Dès cette époque, les savants, comme le médecin Félix Vicq d'Azir, analysent les liens entre les décès et les conditions climatiques. La mort survient de plusieurs manières. D'abord, ce sont les maladies bronchopulmonaires qui attaquent les populations. Puis la dénutrition, la malnutrition, en affaiblissant l'organisme, favorisent les épidémies de maladies infectieuses : fièvres typhoïdes, rougeole, petite vérole, dysenteries. Enfin, les maladies propres à l'ingestion de céréales avariées, de nourritures peu appropriées herbages, racines, pain de bruyère, de farine de glands, de vesses, soupes de pois, trognons de choux, de charognes, tuent elles aussi en nombre. Le scorbut, dû aux carences en vitamine C, frappe également.

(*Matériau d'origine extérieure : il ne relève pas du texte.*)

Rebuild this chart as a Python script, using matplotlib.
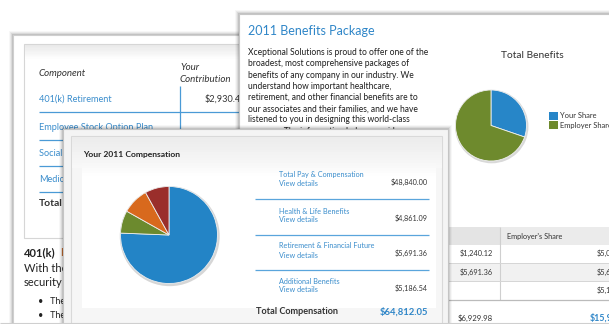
import matplotlib
matplotlib.use("Agg")
import matplotlib.pyplot as plt
from matplotlib.patches import Rectangle
from matplotlib.lines import Line2D
import numpy as np

# ---------------- data ----------------
comp_labels = ["Total Pay & Compensation", "Health & Life Benefits",
               "Retirement & Financial Future", "Additional Benefits"]
comp_values = [48840.00, 4861.09, 5691.36, 5186.54]
comp_colors = ["#2384c6", "#6c8a2e", "#d8691d", "#9a2e2b"]
comp_total_label = "$64,812.05"

share_labels = ["Your Share", "Employer Share"]
share_values = [6929.98, 15972.00]
share_colors = ["#2786c8", "#6e8a2d"]

table_your = ["$1,240.12", "$5,691.36", ""]
table_employer = ["$5,094.10", "$5,691.36", "$5,186.54"]
table_totals = ["$6,929.98", "$15,972.00"]

back_components = ["401(k) Retirement", "Employee Stock Option Plan",
                   "Social Security", "Medicare"]
back_contrib = ["$2,930.40", "", "", ""]

paragraph = ["Xceptional Solutions is proud to offer one of the",
             "broadest, most comprehensive packages of",
             "benefits of any company in our industry. We",
             "understand how important healthcare,",
             "retirement, and other financial benefits are to",
             "our associates and their families, and we have",
             "listened to you in designing this world-class",
             "program. The information below provides"]

# ---------------- helpers ----------------
W, H = 609, 324
fig = plt.figure(figsize=(W / 100, H / 100), dpi=100)
fig.patch.set_facecolor("white")
FONT = "Lato"

def fx(x): return x / W
def fy(y): return 1 - y / H

def rect(x0, y0, x1, y1, fc="white", ec="none", lw=0.0, z=1, alpha=1.0):
    fig.add_artist(Rectangle((fx(x0), fy(y1)), (x1 - x0) / W, (y1 - y0) / H,
                             transform=fig.transFigure, facecolor=fc,
                             edgecolor=ec, lw=lw, zorder=z, alpha=alpha))

def line(x0, y0, x1, y1, color="#4a9ad6", lw=0.8, z=1):
    fig.add_artist(Line2D([fx(x0), fx(x1)], [fy(y0), fy(y1)],
                          transform=fig.transFigure, color=color, lw=lw,
                          zorder=z, solid_capstyle="butt"))

def txt(x, y, s, size, color="#2b2b2b", ha="left", weight="normal",
        style="normal", z=1):
    fig.text(fx(x), fy(y), s, fontsize=size, color=color, ha=ha, va="center",
             fontweight=weight, fontstyle=style, family=FONT, zorder=z)

def shadow(x0, y0, x1, y1, z):
    for i, a in zip([4, 3, 2, 1], [0.03, 0.05, 0.07, 0.10]):
        rect(x0 - i, y0 - i, x1 + i, y1 + i, fc="#000000", z=z, alpha=a)

def gradient(x0, y0, x1, y1, c_top, c_bot, z, n=12):
    ct = np.array(matplotlib.colors.to_rgb(c_top))
    cb = np.array(matplotlib.colors.to_rgb(c_bot))
    h = (y1 - y0) / n
    for i in range(n):
        c = ct + (cb - ct) * i / (n - 1)
        rect(x0, y0 + i * h, x1, y0 + (i + 1) * h + 0.3, fc=c, z=z)

LINK = "#3a8dcc"

# ---------------- back-left panel ----------------
shadow(13, 35, 260, 330, 1.0)
rect(13, 35, 260, 330, fc="white", ec="#cfcfcf", lw=0.8, z=1.1)
rect(24, 44, 255, 238, fc="white", ec="#d6d6d6", lw=0.8, z=1.2)
gradient(24.5, 44.5, 254.5, 60, "#e9e9e9", "#ffffff", 1.25)
txt(39, 74, "Component", 7, "#333333", style="italic", z=1.3)
txt(180, 67, "Your", 7, "#333333", style="italic", z=1.3)
txt(180, 80, "Contribution", 7, "#333333", style="italic", z=1.3)
line(180, 86, 180, 175, "#4a9ad6", 0.9, 1.3)
row_y = [99, 127, 153, 179]
for i, (c, v) in enumerate(zip(back_components, back_contrib)):
    txt(39, row_y[i], c, 6.6, LINK, z=1.3)
    if v:
        txt(246, row_y[i], v, 6.6, "#333333", ha="right", z=1.3)
    line(39, row_y[i] + 13, 250, row_y[i] + 13, "#4a9ad6", 0.9, 1.3)
txt(39, 204, "Total", 7.5, "#333333", weight="bold", z=1.3)
txt(24, 253, "401(k)", 8, "#222222", weight="bold", z=1.3)
txt(60, 253, "I", 8, "#c86a2a", weight="bold", z=1.3)
txt(24, 268, "With the plan", 8, "#222222", z=1.3)
txt(24, 283, "security", 8, "#222222", z=1.3)
txt(38, 302, "\u2022   The", 6.5, "#222222", z=1.3)
txt(38, 316, "\u2022   The", 6.5, "#222222", z=1.3)

# ---------------- right panel ----------------
shadow(239, 14, 640, 340, 3.0)
rect(239, 14, 640, 340, fc="white", ec="#c6c6c6", lw=0.8, z=3.1)
txt(248, 31, "2011 Benefits Package", 9.0, "#2f86c8", z=3.3)
for i, s in enumerate(paragraph):
    txt(248, 52.7 + i * 11.2, s, 6.15, "#1e1e1e", z=3.3)
txt(532, 55, "Total Benefits", 7.4, "#333333", ha="center", z=3.3)

cx, cy, r = 491, 125.5, 35.5
ax2 = fig.add_axes([fx(cx - r - 2), fy(cy + r + 2), (2 * r + 4) / W, (2 * r + 4) / H])
ax2.set_zorder(3.4)
lim = (r + 2) / r
ax2.pie([1], colors=["#d9d9d9"], radius=1.035, center=(0.02, -0.03),
        wedgeprops=dict(lw=0))
ax2.pie(share_values, colors=share_colors, startangle=90, counterclock=False,
        wedgeprops=dict(edgecolor="#f0f0f0", lw=0.6))
ax2.set_xlim(-lim, lim); ax2.set_ylim(-lim, lim); ax2.set_aspect("equal")
ax2.axis("off")

for i, (lab, col) in enumerate(zip(share_labels, share_colors)):
    yy = 116 + i * 9.3
    rect(549, yy - 4, 557.5, yy + 4, fc=col, z=3.3)
    txt(560.5, yy, lab, 5.4, "#333333", z=3.3)

# table
rect(440, 227, 640, 245, fc="#e4e4e4", z=3.2)
rect(500, 227, 640, 245, fc="#ebebeb", z=3.21)
line(500, 227, 500, 300, "#cfcfcf", 0.8, 3.3)
txt(507, 236, "Employer's Share", 5.3, "#333333", z=3.3)
rows_y = [253.5, 272, 290.5]
rect(440, 263, 640, 281.5, fc="#f1f1f1", z=3.2)
for i in range(3):
    line(440, rows_y[i] + 9, 640, rows_y[i] + 9, "#d6d6d6", 0.7, 3.3)
    if table_your[i]:
        txt(493, rows_y[i], table_your[i], 5.3, "#333333", ha="right", z=3.3)
    txt(630, rows_y[i], table_employer[i], 5.3, "#333333", ha="right", z=3.3)
line(440, 300, 640, 300, "#bbbbbb", 0.9, 3.3)
txt(493, 318, table_totals[0], 5.6, "#333333", ha="right", z=3.3)
txt(635, 318, table_totals[1], 6.4, "#2f86c8", ha="right", weight="bold", z=3.3)

# ---------------- front panel ----------------
shadow(63, 129, 448, 335, 5.0)
rect(63, 129, 448, 335, fc="#f4f4f4", ec="#c4c4c4", lw=0.8, z=5.1)
rect(71, 136, 442, 330, fc="#f6f6f6", ec="#d9d9d9", lw=0.8, z=5.12)
gradient(71.5, 136.5, 441.5, 168, "#ececec", "#f8f8f8", 5.15)
rect(82, 163, 436, 308, fc="white", z=5.2)
gradient(82, 163, 436, 178, "#f8f8f8", "#ffffff", 5.21, n=6)
line(0, 322.5, 609, 322.5, "#cfcfcf", 0.8, 5.3)
txt(83, 154, "Your 2011 Compensation", 6.1, "#222222", weight="bold", z=5.3)

cx, cy, r = 169, 235, 48.5
ax1 = fig.add_axes([fx(cx - r - 2), fy(cy + r + 2), (2 * r + 4) / W, (2 * r + 4) / H])
ax1.set_zorder(5.4)
lim = (r + 2) / r
ax1.pie([1], colors=["#d6d6d6"], radius=1.03, center=(0.015, -0.025),
        wedgeprops=dict(lw=0))
ax1.pie(comp_values, colors=comp_colors, startangle=90, counterclock=False,
        wedgeprops=dict(edgecolor="#eeeeee", lw=0.6))
ax1.set_xlim(-lim, lim); ax1.set_ylim(-lim, lim); ax1.set_aspect("equal")
ax1.axis("off")

item_y = [175, 211, 246, 281]
for i, (lab, val) in enumerate(zip(comp_labels, comp_values)):
    y0 = item_y[i]
    txt(279, y0, lab, 5.2, LINK, z=5.3)
    txt(279, y0 + 9, "View details", 5.2, LINK, z=5.3)
    txt(428, y0 + 7, "${:,.2f}".format(val), 5.2, "#333333", ha="right", z=5.3)
    if i < 3:
        line(255, y0 + 24, 429, y0 + 24, "#5aa5dc", 0.9, 5.3)
txt(256, 312, "Total Compensation", 6.6, "#333333", weight="bold", z=5.3)
txt(428, 312, comp_total_label, 6.8, "#2f86c8", ha="right", weight="bold", z=5.3)

fig.savefig("out.png", dpi=100, facecolor="white")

S'ensuit un déficit démographique, sur les années 1709-1710, de 800 000 personnes, 600 000 morts de plus l'équivalent de 1 800 000 décès dans la France d'aujourd'hui, répartis dans toute la population et 200 000 naissances de moins. Les hommes ont leur part de responsabilité dans le désastre humain. La catastrophe intervient en pleine guerre de Succession d'Espagne 1701-1714. En 1708, l'Europe entière est liguée contre Louis XIV. Les armées françaises connaissent plus de défaites que de victoires. Le roi en appelle au peuple afin de provoquer un sursaut national. Le 12 juin 1709, un discours est lu en chaire par tous les curés du royaume. Louis XIV y rappelle que la détermination des ennemis du royaume l'empêche de donner la paix à ses sujets et qu'il n'a d'autre choix que de maintenir l'effort de guerre. La piraterie, visant à arraisonner les navires céréaliers ennemis, est même encouragée.

Le vin gèle à la table du roi et la Cour claque des dents

Comment le roi ignorerait-il les malheurs de son peuple alors que le vin gèle à sa table et que les courtisans grelottent ? Alors, pour inciter les riches à donner aux pauvres, il décide de rendre public le nom des donateurs. Des visites de greniers sont ordonnées pour démasquer ceux qui gardent du grain au-delà du nécessaire, afin de les obliger à le porter au marché. La vente de pain est limitée par personne et par jour. Le lieutenant-général de police d'Argenson envoie partout des commissaires contraindre les paysans à semer afin de préparer les récoltes futures. Le mémorialiste Saint-Simon constate que le « manège des blés » est bien rude et que l'intérêt prend le pas sur l'affliction des malheureux.

En 1710, la pression fiscale, due à la situation de guerre, s'amplifie malgré la détresse. Un impôt exceptionnel, le dixième, consistant en un prélèvement effectué sur tous les revenus à l'exception des salaires, est créé par édit royal. La même année, le 15 février 1710, naît le futur Louis XV. La récolte de 1710, sans être excellente, rétablit la situation, mais celle-ci s'aggrave à nouveau en 1711. Après 1716, le cycle solaire reprend son rythme normal. Le XVIIIe siècle, pris dans son ensemble, montre un réchauffement général de tout l'hémisphère nord.